Immer weniger Menschen gehören einer christlichen Kirche an. Verkündigungs­sendungen bleiben trotzdem eine Säule des Fernsehens.

Von Carolin Werthmann

Als Papst Franziskus zur Mittagsstunde des ersten Weihnachtsfeiertags auf die Loggia des Petersdoms tritt, sind Zehntausende von Pilgern vor Ort, um seinen Segen entgegenzunehmen. Ein voller Petersplatz, wie jedes Jahr. Ein Ereignis, wie jedes Jahr. Die Kapelle der Carabinieri spielt die vatikanische und italienische Hymne. Erhabene Stille folgt. Als Papst Franziskus an diesem Tag zu sprechen beginnt, hören und sehen ihn nicht nur die anwesenden Gläubigen; Fernseh- und Rundfunkteams machen aus dem "urbi et orbi" wie jedes Jahr ein Medienereignis.

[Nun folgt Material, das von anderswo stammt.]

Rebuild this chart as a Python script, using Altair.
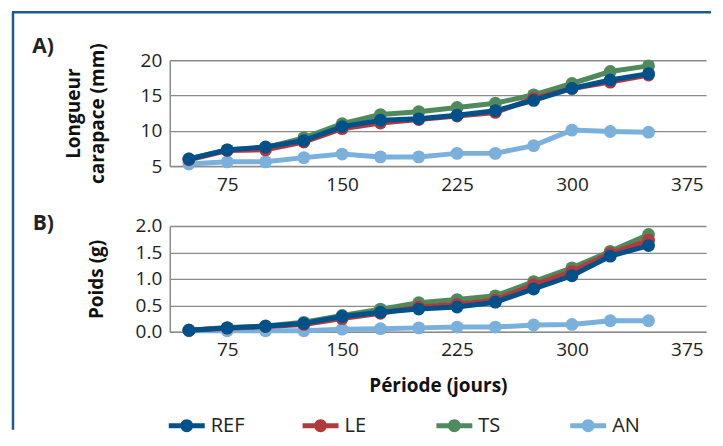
import altair as alt
import pandas as pd

days = [50, 75, 100, 125, 150, 175, 200, 225, 250, 275, 300, 325, 350]
series = ["REF", "LE", "TS", "AN"]
colors = ["#00508a", "#b23a3c", "#4f8a5c", "#7ab0dc"]
draw_order = ["AN", "TS", "LE", "REF"]
panel_labels = ["A)", "B)"]

len_ref = [6.0, 7.3, 7.7, 8.6, 10.6, 11.5, 11.7, 12.2, 12.85, 14.3, 16.0, 17.2, 18.1]
len_le = [5.9, 7.2, 7.3, 8.4, 10.3, 11.1, 11.6, 12.1, 12.6, 14.6, 16.0, 16.9, 17.9]
len_ts = [6.0, 7.3, 7.6, 9.0, 11.0, 12.3, 12.7, 13.3, 13.9, 15.1, 16.7, 18.4, 19.2]
len_an = [5.3, 5.6, 5.6, 6.2, 6.7, 6.3, 6.3, 6.8, 6.8, 7.9, 10.1, 9.9, 9.8]

w_ref = [0.03, 0.075, 0.105, 0.16, 0.29, 0.37, 0.43, 0.47, 0.56, 0.81, 1.06, 1.43, 1.63]
w_le = [0.03, 0.07, 0.10, 0.14, 0.25, 0.35, 0.47, 0.52, 0.60, 0.89, 1.14, 1.48, 1.73]
w_ts = [0.03, 0.08, 0.11, 0.18, 0.31, 0.43, 0.55, 0.61, 0.68, 0.95, 1.21, 1.52, 1.84]
w_an = [0.02, 0.02, 0.02, 0.02, 0.05, 0.06, 0.075, 0.09, 0.09, 0.13, 0.14, 0.21, 0.21]

x_ticks = [75, 150, 225, 300, 375]

lengths = {"REF": len_ref, "LE": len_le, "TS": len_ts, "AN": len_an}
weights = {"REF": w_ref, "LE": w_le, "TS": w_ts, "AN": w_an}

rows = []
for s in draw_order:
    for d, l, w in zip(days, lengths[s], weights[s]):
        rows.append({"jour": d, "serie": s, "longueur": l, "poids": w})
df = pd.DataFrame(rows)

FONT = "Open Sans"
FRAME = "#1c5a8f"

legend_path = ("M-1,-0.14 L1,-0.14 L1,0.14 L-1,0.14 Z "
               "M-0.36,0 A0.36,0.36 0 1,1 0.36,0 A0.36,0.36 0 1,1 -0.36,0 Z")

color_enc = alt.Color(
    "serie:N",
    scale=alt.Scale(domain=series, range=colors),
    legend=alt.Legend(
        title=None, orient="none", direction="horizontal", columns=4,
        legendX=-1, legendY=348, symbolType=legend_path, symbolSize=1296,
        symbolStrokeWidth=0, labelFontSize=20, labelFont=FONT, labelColor="#222",
        labelOffset=6, columnPadding=58, gridAlign="all", padding=0,
    ),
)


def panel(field, ytitle, yvals, ydom, fmt, xtitle, label, label_y, ytitle_pad, extra=()):
    x_enc = alt.X(
        "jour:Q",
        scale=alt.Scale(domain=[37.5, 387.5], nice=False, zero=False),
        axis=alt.Axis(values=x_ticks, title=xtitle, titlePadding=17),
    )
    y_enc = alt.Y(
        f"{field}:Q",
        scale=alt.Scale(domain=ydom, nice=False, zero=False),
        axis=alt.Axis(values=yvals, format=fmt, title=ytitle, titlePadding=ytitle_pad),
    )
    layers = list(extra)
    for s in draw_order:
        b = alt.Chart(df).transform_filter(alt.datum.serie == s)
        layers.append(b.mark_line(strokeWidth=5).encode(x=x_enc, y=y_enc, color=color_enc))
        layers.append(b.mark_circle(size=165, opacity=1).encode(x=x_enc, y=y_enc, color=color_enc))
    lab = alt.Chart(pd.DataFrame({"t": [label]})).mark_text(
        align="right", baseline="alphabetic", fontSize=21, fontWeight="bold", font=FONT, color="#222"
    ).encode(text="t:N", x=alt.value(-116), y=alt.value(label_y))
    layers.append(lab)
    return alt.layer(*layers).properties(width=537, height=106)


frame_df = pd.DataFrame({"k": [0]})
frame_v = alt.Chart(frame_df).mark_rule(color=FRAME, strokeWidth=2.5).encode(
    x=alt.value(-157), y=alt.value(-214), y2=alt.value(204)
)
frame_h = alt.Chart(frame_df).mark_rule(color=FRAME, strokeWidth=2.5).encode(
    x=alt.value(-158), x2=alt.value(542), y=alt.value(-214)
)

top = panel("longueur", ["Longueur", "carapace  (mm)"], [5, 10, 15, 20], [5, 20], "d", None,
            panel_labels[0], -7, 33)
bottom = panel("poids", "Poids (g)", [0, 0.5, 1.0, 1.5, 2.0], [0, 2], ".1f", "Période (jours)",
               panel_labels[1], 4, 29, extra=(frame_v, frame_h))

chart = alt.vconcat(top, bottom, spacing=60, bounds="flush").properties(
    padding=2,
).configure(
    font=FONT,
).configure_view(
    stroke=None,
).configure_axis(
    labelFont=FONT, labelFontSize=19, labelColor="#222", ticks=False,
    domainColor="#8a8a8a", domainWidth=1.5, gridColor="#8a8a8a", gridWidth=1.3,
    titleFont=FONT, titleFontSize=19, titleFontWeight="bold", titleColor="#111",
    titleLineHeight=24,
).configure_axisX(
    grid=False, labelPadding=9,
).configure_axisY(
    labelPadding=8, domain=True,
)

chart.save("out.html", embed_options={"renderer": "svg", "actions": False})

Das ZDF war es, das den Segen übertrug, kommentiert von dem Theologen und Leiter der ZDF-Fachredaktion "Kirche und Leben katholisch" Jürgen Erbacher. Die Live-Übertragung aus dem Vatikan ist dabei nur ein Höhepunkt zur Weihnachtszeit, der abrundet, was das ganze Jahr über regelmäßig im Programm des öffentlich-rechtlichen Fernsehens und Rundfunks zu sehen und zu hören ist. Jeden Sonntagvormittag können ZDF-Zuschauer abwechselnd katholischen und evangelischen Gottesdiensten über ihre Fernseher beiwohnen. Auch die ARD und ihre Landesrundfunkanstalten haben zu besonderen Anlässen, vorwiegend an christlichen Feiertagen, Sendefenster für Messen eingeplant. Und Samstags nach den Tagesthemen im Ersten verkünden katholische und evangelische Theologinnen und Theologen Das Wort zum Sonntag, bei Deutschlandfunk gibt es Am Sonntagmorgen und Die M orgenandacht, bei Deutschlandfunk Kultur Das Wort zum Tage.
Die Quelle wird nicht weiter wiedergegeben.